→ **What the exercise asks**: Scan the data. Collect each line that contains the word "size".

---------- Provided data ----------

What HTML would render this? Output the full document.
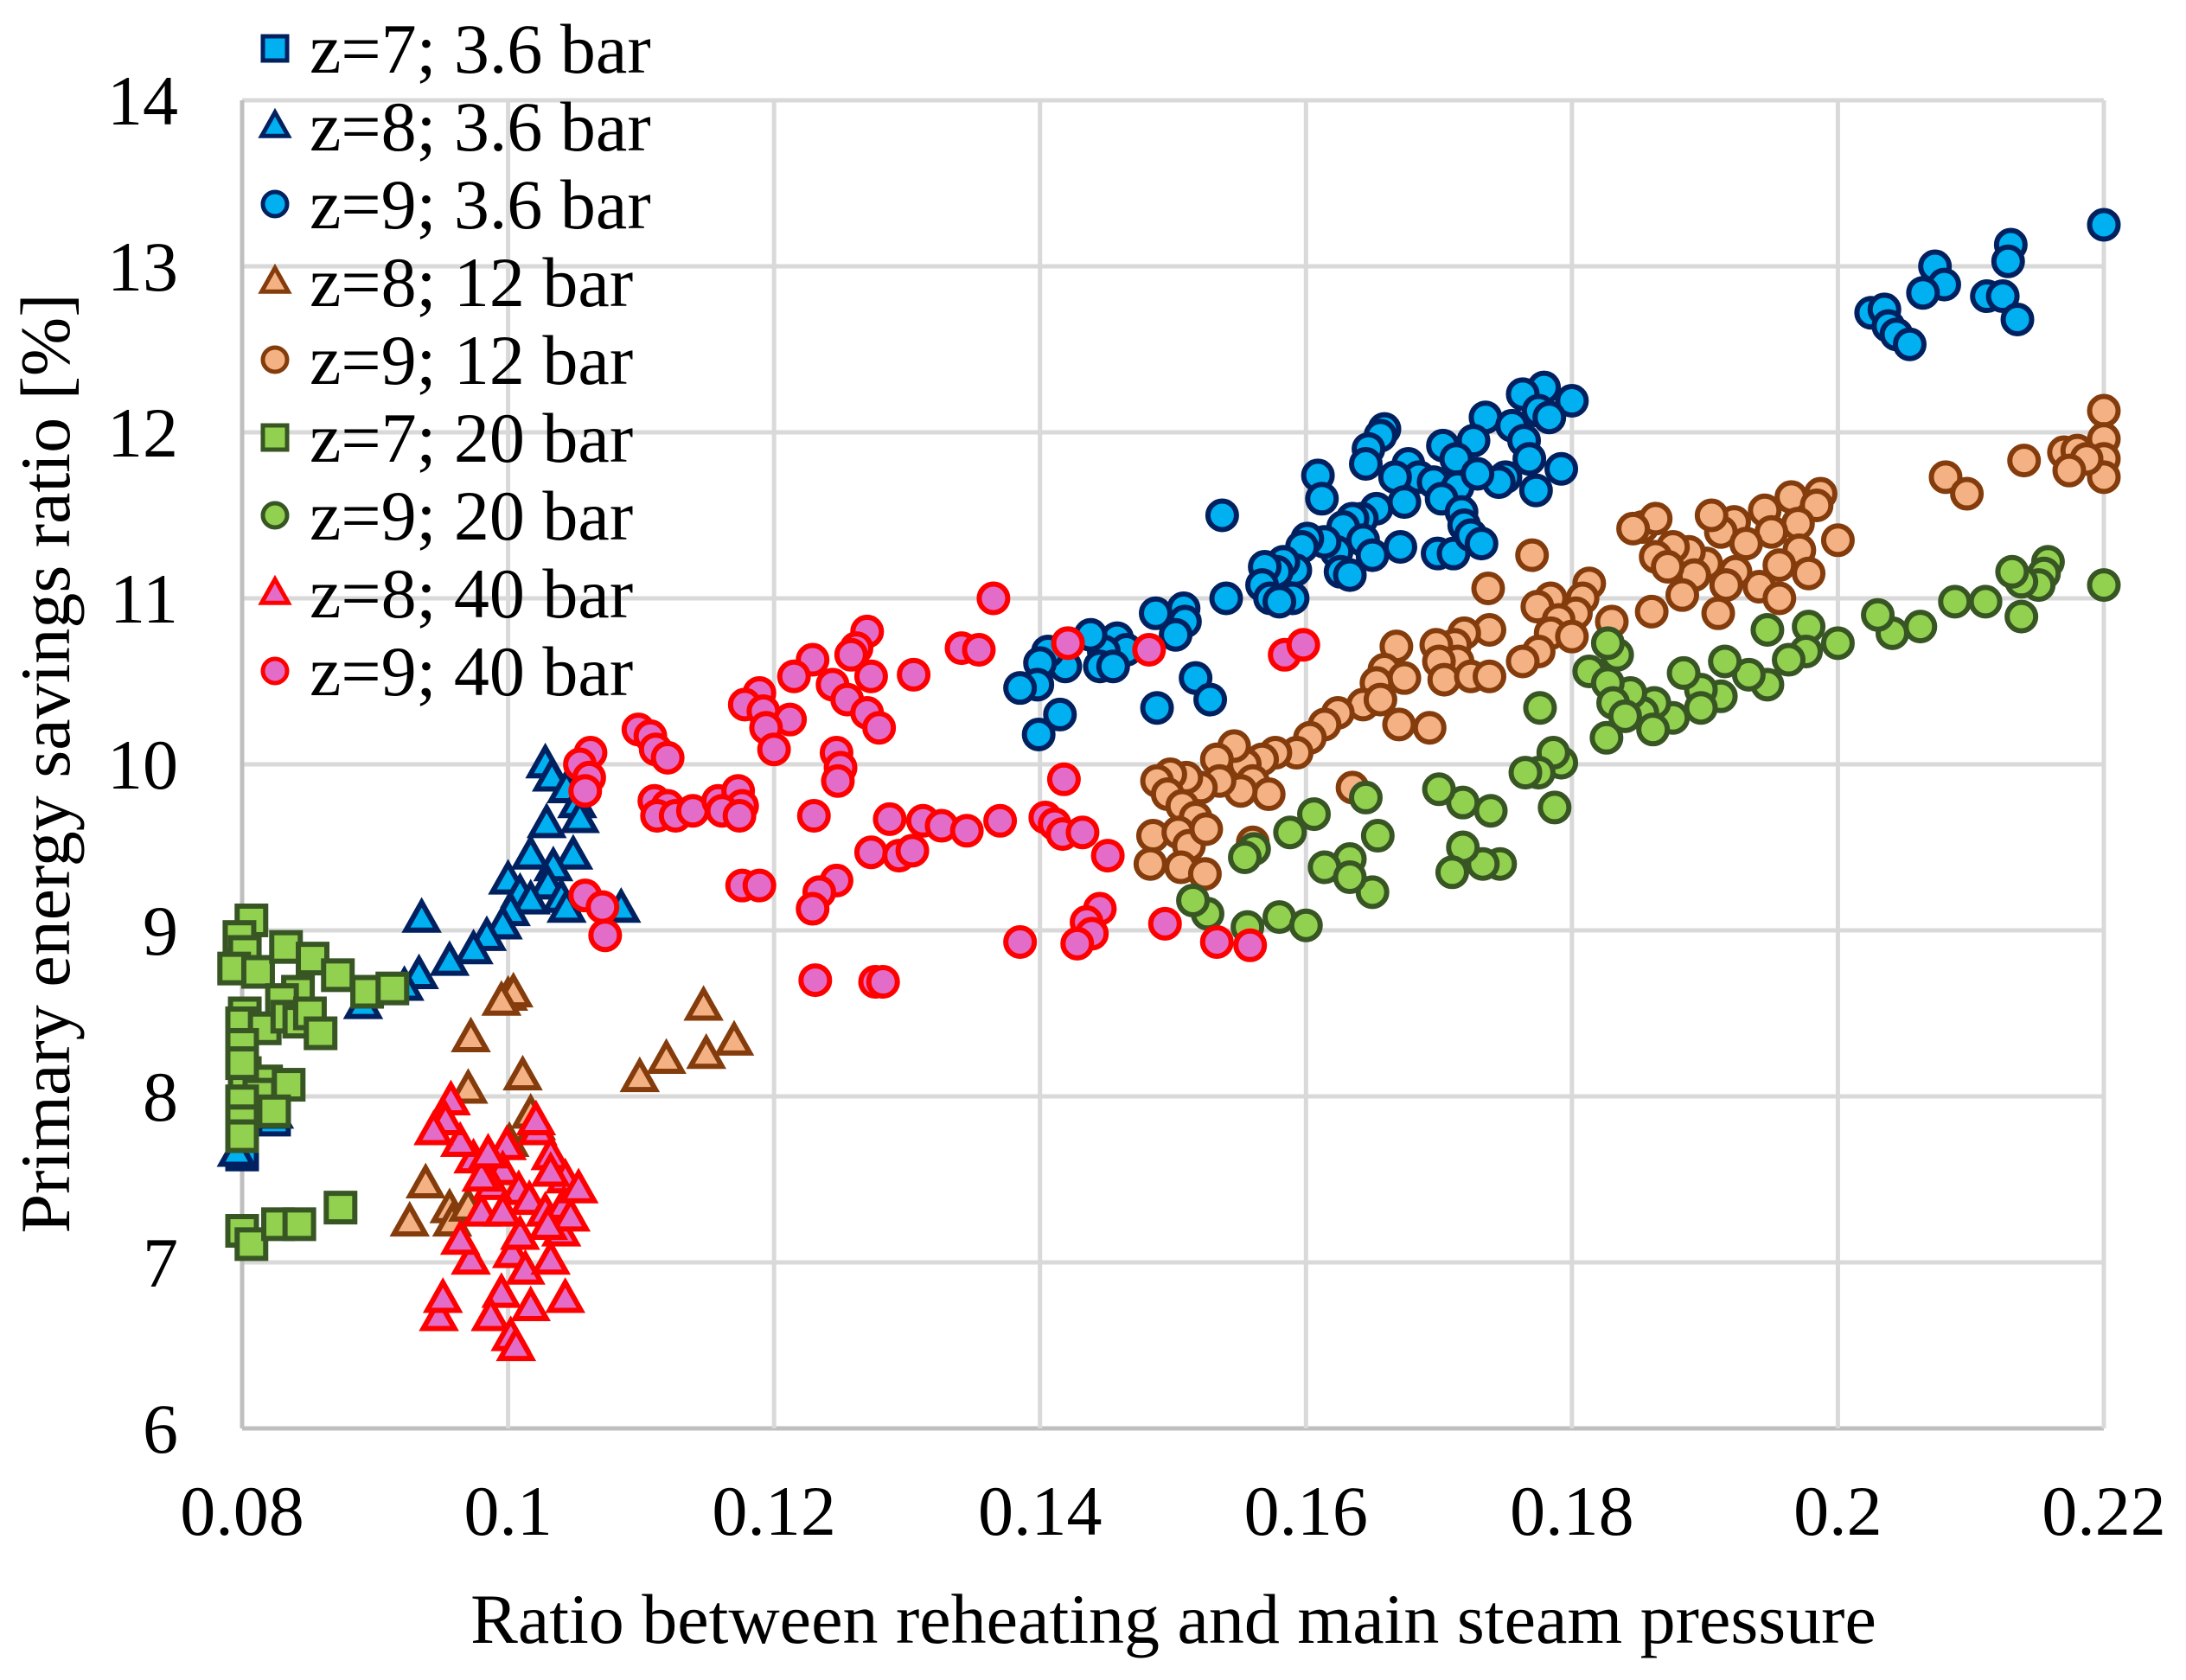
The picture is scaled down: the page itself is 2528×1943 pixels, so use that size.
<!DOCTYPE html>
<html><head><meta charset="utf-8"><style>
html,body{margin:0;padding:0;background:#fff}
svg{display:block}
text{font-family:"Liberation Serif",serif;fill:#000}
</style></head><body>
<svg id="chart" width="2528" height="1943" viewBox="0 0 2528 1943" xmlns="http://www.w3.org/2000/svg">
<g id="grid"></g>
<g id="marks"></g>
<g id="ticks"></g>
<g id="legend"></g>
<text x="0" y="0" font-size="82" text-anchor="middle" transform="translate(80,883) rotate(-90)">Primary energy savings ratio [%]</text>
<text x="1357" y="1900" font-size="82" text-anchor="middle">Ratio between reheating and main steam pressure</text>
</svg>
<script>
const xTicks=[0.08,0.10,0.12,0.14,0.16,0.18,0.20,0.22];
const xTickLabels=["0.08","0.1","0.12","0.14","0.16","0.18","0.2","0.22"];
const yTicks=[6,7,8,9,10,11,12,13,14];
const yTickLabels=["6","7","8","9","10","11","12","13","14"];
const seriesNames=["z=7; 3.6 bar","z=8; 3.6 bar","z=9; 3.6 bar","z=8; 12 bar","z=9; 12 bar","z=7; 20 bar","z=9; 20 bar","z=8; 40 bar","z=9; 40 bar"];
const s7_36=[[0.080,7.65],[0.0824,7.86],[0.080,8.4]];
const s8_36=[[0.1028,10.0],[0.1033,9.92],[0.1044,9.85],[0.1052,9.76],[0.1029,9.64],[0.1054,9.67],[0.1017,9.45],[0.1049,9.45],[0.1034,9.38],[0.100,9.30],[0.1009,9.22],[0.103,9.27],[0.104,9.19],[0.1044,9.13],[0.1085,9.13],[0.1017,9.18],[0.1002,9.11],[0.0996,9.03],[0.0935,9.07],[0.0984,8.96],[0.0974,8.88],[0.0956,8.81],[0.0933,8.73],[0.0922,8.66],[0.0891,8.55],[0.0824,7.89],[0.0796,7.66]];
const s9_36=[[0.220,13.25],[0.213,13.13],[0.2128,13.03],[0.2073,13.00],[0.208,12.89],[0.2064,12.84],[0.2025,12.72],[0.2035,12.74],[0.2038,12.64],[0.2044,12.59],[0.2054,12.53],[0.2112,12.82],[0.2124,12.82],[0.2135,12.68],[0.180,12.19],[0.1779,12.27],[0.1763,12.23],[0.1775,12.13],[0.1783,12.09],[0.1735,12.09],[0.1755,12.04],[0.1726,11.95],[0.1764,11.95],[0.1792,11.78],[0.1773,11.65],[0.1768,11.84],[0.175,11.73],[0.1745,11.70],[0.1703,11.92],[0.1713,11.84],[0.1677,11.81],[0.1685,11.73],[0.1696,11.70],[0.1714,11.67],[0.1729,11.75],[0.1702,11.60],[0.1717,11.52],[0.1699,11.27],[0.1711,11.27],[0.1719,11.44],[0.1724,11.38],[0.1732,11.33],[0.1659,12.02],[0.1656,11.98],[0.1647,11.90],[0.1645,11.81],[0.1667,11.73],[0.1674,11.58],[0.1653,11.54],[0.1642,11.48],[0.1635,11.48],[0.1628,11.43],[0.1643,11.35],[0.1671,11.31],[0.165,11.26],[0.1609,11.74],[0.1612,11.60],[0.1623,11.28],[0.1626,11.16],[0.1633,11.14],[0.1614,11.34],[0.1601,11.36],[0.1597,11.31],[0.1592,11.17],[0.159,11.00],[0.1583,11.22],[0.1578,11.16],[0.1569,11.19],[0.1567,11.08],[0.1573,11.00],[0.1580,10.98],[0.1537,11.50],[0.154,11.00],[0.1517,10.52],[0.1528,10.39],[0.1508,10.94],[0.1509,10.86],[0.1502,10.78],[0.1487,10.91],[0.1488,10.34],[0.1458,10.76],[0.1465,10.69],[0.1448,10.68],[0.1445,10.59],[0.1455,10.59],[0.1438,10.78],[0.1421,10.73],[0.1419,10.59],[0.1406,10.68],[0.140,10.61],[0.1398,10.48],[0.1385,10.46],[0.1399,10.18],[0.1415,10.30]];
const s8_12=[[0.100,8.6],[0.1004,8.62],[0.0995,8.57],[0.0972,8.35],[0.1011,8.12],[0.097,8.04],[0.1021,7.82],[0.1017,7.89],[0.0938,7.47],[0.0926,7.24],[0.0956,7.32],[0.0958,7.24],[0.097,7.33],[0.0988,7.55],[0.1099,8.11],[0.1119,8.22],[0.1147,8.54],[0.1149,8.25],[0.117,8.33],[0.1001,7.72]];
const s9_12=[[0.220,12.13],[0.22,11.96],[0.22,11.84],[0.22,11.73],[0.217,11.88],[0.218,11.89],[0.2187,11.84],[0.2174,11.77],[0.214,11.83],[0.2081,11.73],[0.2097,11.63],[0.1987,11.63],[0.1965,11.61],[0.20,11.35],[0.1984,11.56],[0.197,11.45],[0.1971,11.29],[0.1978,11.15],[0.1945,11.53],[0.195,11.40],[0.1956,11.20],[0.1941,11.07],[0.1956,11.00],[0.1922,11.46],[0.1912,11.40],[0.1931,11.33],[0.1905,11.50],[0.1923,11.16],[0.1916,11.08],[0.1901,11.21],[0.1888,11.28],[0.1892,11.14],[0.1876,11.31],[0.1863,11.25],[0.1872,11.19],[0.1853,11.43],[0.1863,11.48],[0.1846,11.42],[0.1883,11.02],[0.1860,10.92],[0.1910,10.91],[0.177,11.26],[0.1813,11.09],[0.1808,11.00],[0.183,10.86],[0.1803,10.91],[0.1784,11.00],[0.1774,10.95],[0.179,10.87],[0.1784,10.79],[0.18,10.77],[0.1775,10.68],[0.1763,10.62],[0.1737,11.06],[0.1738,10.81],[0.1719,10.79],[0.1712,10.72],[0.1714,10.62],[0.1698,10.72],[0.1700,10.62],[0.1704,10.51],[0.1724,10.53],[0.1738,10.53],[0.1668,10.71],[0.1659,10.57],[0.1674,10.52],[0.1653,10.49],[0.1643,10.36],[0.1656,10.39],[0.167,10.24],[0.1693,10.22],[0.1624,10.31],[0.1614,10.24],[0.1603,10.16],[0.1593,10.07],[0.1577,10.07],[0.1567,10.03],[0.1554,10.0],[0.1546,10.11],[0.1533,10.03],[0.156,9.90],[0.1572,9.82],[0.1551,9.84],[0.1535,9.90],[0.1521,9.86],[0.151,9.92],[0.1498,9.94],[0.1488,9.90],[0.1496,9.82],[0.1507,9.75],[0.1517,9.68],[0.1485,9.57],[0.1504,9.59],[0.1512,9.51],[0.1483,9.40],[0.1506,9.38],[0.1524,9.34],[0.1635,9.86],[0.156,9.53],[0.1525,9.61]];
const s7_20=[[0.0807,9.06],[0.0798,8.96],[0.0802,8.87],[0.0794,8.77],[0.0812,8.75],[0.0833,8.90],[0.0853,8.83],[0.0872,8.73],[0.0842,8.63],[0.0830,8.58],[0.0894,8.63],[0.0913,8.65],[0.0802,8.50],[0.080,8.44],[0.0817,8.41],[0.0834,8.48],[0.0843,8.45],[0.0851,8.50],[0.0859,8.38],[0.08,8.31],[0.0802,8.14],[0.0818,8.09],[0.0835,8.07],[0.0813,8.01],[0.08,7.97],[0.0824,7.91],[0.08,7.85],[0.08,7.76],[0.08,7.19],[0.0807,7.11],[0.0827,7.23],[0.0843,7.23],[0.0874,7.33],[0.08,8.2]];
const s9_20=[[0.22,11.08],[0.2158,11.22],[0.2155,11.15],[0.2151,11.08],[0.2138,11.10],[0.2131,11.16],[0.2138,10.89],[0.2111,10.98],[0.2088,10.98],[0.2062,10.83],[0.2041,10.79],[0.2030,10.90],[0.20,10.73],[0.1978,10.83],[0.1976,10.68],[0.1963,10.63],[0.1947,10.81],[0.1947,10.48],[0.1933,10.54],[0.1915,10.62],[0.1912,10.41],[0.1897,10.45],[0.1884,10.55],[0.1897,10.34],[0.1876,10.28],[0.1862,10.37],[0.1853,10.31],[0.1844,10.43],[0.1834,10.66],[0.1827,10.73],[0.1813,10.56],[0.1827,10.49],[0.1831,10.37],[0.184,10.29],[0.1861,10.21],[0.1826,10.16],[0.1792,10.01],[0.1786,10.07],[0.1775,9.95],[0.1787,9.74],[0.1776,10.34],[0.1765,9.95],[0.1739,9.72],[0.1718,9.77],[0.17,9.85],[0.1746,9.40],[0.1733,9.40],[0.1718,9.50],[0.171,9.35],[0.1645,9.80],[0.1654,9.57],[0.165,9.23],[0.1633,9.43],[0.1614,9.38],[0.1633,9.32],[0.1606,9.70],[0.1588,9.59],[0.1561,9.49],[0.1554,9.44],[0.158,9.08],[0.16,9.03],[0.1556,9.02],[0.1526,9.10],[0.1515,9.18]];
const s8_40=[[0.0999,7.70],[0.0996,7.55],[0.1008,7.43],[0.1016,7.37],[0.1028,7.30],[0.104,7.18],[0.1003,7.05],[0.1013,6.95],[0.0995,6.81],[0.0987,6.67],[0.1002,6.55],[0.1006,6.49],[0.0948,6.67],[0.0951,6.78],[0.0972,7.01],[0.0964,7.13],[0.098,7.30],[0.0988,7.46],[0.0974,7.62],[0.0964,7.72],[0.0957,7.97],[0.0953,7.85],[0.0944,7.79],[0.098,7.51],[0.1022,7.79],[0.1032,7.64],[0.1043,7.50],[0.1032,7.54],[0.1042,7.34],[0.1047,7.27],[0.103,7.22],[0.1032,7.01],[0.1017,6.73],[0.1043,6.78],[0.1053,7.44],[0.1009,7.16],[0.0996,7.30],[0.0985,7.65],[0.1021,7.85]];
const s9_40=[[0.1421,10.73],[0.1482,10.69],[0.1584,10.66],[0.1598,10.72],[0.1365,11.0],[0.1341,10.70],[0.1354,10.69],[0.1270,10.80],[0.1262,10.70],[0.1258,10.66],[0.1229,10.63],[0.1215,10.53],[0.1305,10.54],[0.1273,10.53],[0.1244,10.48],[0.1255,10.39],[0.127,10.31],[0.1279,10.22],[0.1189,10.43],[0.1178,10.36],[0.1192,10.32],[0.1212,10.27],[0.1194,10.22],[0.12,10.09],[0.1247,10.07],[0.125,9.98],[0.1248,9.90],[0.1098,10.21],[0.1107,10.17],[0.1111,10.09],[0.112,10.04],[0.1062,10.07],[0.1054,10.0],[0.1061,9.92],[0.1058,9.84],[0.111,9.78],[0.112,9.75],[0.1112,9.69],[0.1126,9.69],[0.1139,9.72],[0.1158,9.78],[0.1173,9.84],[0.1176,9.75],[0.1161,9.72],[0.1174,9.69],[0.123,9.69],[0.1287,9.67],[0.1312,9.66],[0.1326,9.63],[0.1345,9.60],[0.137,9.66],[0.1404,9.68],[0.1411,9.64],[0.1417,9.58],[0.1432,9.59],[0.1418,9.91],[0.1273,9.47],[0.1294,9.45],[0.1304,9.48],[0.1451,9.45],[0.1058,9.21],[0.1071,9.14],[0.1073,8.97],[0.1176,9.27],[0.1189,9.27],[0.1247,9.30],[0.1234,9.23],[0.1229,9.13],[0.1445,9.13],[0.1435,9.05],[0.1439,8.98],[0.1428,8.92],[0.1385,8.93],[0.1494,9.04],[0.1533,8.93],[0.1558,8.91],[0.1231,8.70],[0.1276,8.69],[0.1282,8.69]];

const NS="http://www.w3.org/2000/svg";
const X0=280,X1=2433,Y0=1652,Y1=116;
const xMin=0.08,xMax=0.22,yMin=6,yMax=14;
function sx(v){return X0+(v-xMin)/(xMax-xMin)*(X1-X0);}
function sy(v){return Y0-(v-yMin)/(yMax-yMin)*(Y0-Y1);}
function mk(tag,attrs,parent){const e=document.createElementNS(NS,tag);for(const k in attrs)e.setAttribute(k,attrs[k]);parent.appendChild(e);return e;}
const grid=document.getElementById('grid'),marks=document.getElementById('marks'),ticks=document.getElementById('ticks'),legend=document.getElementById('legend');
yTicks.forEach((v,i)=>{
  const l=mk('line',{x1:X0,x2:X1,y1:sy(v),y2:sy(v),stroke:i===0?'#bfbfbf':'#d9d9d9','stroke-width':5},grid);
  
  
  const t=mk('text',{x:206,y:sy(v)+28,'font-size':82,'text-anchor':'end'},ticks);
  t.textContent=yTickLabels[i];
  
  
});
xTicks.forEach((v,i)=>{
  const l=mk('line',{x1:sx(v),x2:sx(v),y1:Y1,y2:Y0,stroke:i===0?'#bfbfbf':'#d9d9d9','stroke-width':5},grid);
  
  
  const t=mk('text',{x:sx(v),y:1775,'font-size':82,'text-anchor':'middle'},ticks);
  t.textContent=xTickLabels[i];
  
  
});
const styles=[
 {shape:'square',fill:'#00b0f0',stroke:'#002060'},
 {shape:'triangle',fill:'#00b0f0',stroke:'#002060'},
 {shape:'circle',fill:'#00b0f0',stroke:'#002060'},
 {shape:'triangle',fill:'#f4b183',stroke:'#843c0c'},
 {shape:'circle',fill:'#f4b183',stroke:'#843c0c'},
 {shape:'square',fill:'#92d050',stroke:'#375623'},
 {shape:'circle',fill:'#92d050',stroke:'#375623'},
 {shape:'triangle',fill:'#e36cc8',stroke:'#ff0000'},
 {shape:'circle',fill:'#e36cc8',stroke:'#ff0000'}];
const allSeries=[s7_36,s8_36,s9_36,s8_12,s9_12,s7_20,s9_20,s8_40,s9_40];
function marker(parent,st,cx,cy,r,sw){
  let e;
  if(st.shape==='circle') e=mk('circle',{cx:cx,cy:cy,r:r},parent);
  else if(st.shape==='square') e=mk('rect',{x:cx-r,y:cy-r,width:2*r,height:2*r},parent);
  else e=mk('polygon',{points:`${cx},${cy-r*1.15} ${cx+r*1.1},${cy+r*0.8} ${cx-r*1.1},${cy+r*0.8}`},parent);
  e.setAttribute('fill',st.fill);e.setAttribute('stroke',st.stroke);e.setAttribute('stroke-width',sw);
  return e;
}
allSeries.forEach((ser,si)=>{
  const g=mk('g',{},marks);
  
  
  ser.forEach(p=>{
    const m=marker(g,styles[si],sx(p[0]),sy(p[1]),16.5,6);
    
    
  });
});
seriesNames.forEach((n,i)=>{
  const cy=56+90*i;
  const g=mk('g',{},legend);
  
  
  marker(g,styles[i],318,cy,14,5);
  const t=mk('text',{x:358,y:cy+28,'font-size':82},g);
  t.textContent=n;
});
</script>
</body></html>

----------

→ **Finished task**:
The picture is scaled down: the page itself is 2528×1943 pixels, so use that size.
<text x="0" y="0" font-size="82" text-anchor="middle" transform="translate(80,883) rotate(-90)">Primary energy savings ratio [%]</text>
<text x="1357" y="1900" font-size="82" text-anchor="middle">Ratio between reheating and main steam pressure</text>
  const t=mk('text',{x:206,y:sy(v)+28,'font-size':82,'text-anchor':'end'},ticks);
  const t=mk('text',{x:sx(v),y:1775,'font-size':82,'text-anchor':'middle'},ticks);
  const t=mk('text',{x:358,y:cy+28,'font-size':82},g);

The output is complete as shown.